EXERCISE OBJECTIVE:
Your task is to reproduce, verbatim and without pictures, the lines from the opening of the listing through the line containing "plt.rcParams['font.family'] = ['Liberation".

COLLECTED MATERIAL:
----------
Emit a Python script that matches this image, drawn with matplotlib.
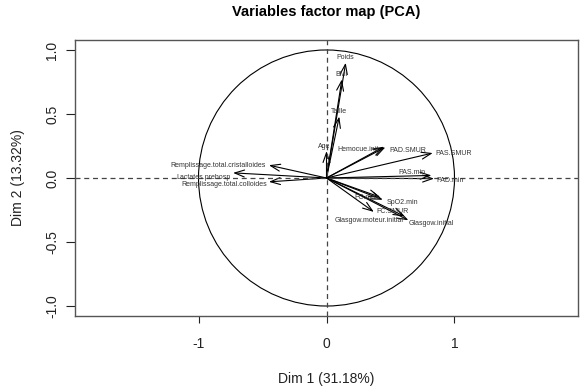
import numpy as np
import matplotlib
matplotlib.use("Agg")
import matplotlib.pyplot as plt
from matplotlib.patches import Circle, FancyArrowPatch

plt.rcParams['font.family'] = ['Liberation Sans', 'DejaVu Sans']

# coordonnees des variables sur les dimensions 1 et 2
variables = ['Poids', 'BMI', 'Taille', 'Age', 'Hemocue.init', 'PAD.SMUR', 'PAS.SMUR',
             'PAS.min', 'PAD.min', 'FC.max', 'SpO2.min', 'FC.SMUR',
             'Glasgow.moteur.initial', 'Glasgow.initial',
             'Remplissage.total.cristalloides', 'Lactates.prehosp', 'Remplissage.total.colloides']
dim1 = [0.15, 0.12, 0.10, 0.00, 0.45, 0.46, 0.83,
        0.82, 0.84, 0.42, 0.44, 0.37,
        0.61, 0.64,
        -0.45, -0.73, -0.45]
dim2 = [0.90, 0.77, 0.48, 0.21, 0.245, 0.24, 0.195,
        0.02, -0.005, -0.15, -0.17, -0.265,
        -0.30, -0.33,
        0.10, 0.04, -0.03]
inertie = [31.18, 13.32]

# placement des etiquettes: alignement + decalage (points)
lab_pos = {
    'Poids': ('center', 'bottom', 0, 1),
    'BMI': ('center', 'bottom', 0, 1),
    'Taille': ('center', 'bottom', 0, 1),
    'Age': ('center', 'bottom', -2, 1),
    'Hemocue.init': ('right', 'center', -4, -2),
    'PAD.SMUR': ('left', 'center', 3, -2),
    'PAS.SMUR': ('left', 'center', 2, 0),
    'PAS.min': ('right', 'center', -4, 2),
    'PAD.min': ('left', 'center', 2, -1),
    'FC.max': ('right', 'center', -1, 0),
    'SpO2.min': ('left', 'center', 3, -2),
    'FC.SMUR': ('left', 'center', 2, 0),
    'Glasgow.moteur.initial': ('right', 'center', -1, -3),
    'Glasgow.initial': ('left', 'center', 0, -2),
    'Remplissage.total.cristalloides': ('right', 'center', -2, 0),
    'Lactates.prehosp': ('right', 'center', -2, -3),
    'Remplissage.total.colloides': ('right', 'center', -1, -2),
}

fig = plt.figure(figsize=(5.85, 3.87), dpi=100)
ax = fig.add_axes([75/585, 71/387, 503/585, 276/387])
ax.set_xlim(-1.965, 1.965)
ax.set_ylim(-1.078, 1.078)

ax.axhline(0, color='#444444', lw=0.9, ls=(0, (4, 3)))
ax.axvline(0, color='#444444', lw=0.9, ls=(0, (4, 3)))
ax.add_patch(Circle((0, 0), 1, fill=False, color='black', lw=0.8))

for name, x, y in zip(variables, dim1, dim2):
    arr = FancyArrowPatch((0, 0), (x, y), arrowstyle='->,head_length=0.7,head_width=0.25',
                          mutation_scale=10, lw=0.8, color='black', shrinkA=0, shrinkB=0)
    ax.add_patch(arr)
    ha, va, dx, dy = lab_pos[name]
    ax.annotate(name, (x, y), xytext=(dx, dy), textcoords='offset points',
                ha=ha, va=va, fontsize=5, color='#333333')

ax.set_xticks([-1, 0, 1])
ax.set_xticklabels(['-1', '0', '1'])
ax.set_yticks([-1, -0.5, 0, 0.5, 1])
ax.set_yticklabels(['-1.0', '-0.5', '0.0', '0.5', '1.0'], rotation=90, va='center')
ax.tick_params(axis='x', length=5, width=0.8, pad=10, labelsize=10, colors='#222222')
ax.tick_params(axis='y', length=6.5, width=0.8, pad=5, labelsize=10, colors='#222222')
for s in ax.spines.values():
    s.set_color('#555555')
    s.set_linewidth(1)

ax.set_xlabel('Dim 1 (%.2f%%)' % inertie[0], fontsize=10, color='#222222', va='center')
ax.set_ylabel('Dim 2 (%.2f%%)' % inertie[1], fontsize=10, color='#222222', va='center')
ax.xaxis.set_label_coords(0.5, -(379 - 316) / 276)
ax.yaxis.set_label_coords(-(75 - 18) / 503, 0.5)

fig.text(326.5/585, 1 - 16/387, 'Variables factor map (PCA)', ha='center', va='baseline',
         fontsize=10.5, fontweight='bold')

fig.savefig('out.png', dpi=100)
----------
WRITTEN REPLY:
Emit a Python script that matches this image, drawn with matplotlib.
import numpy as np
import matplotlib
matplotlib.use("Agg")
import matplotlib.pyplot as plt
from matplotlib.patches import Circle, FancyArrowPatch

plt.rcParams['font.family'] = ['Liberation Sans', 'DejaVu Sans']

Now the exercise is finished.